I think your “between Tac Axe and Relic Blade” benchmark is fair, but I’d like to bring back something Reginald and I discussed a while ago in the Stop discussing DS4 and start discussing infinite aoe thread.

[@ Reginald] (don’t mean to summon him here)

Reginald: I think its a hair overtuned and i said so on launch day. But i really like the weapon and there are at least costs and downtime associated with its power curve and most of the things that make it actually nutty are talent tree problems. Its the best designed power weapon in the game and I wouldn’t look at a nerf for it for now.

That depends heavily on each weapons position within the 40k lore and its relative balance to other weapons. It also depends on if it deprived other players or fun, challenge, or agency. (Smite is horrible for the latter two). I use a reproducable testing system that I’ve described at length in other places to determine weapon TTKs and try to knock down the nails that stand out and fill the holes that are too deep without eliminating flavorful differentiation.

I don’t disagree with your benchmark, but this is exactly the kind of goalposting I’ve been pointing out. Today it’s “Tac Axe and Relic Blade are fine”, tomorrow someone will decide they’re overtuned simply because another weapon got nerfed or the meta shifted.

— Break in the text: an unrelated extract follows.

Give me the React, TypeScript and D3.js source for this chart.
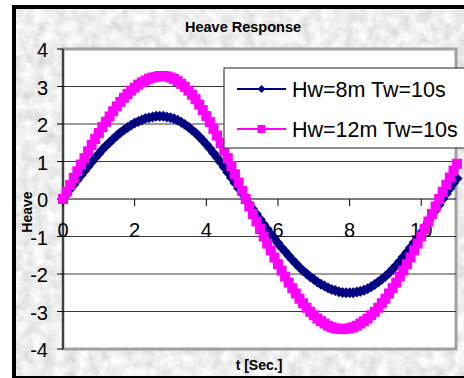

Even if Relic Blade sits slightly above the curve rn, it’s not a problem unless we start moving the bar every time something else changes. If we keep shifting the milestone, then no weapon will ever be “safe” from nerf calls, and “fun, challenge and agency” as the measure for balance is problematic because these are entirely subjective. What feels fun to one player can be frustrating to another, and if balance is guided by shifting personal metrics, the standards will constantly move.

Maybe that’s why FS does spreadsheet balancing after all, despite it being far from ideal or player friendly.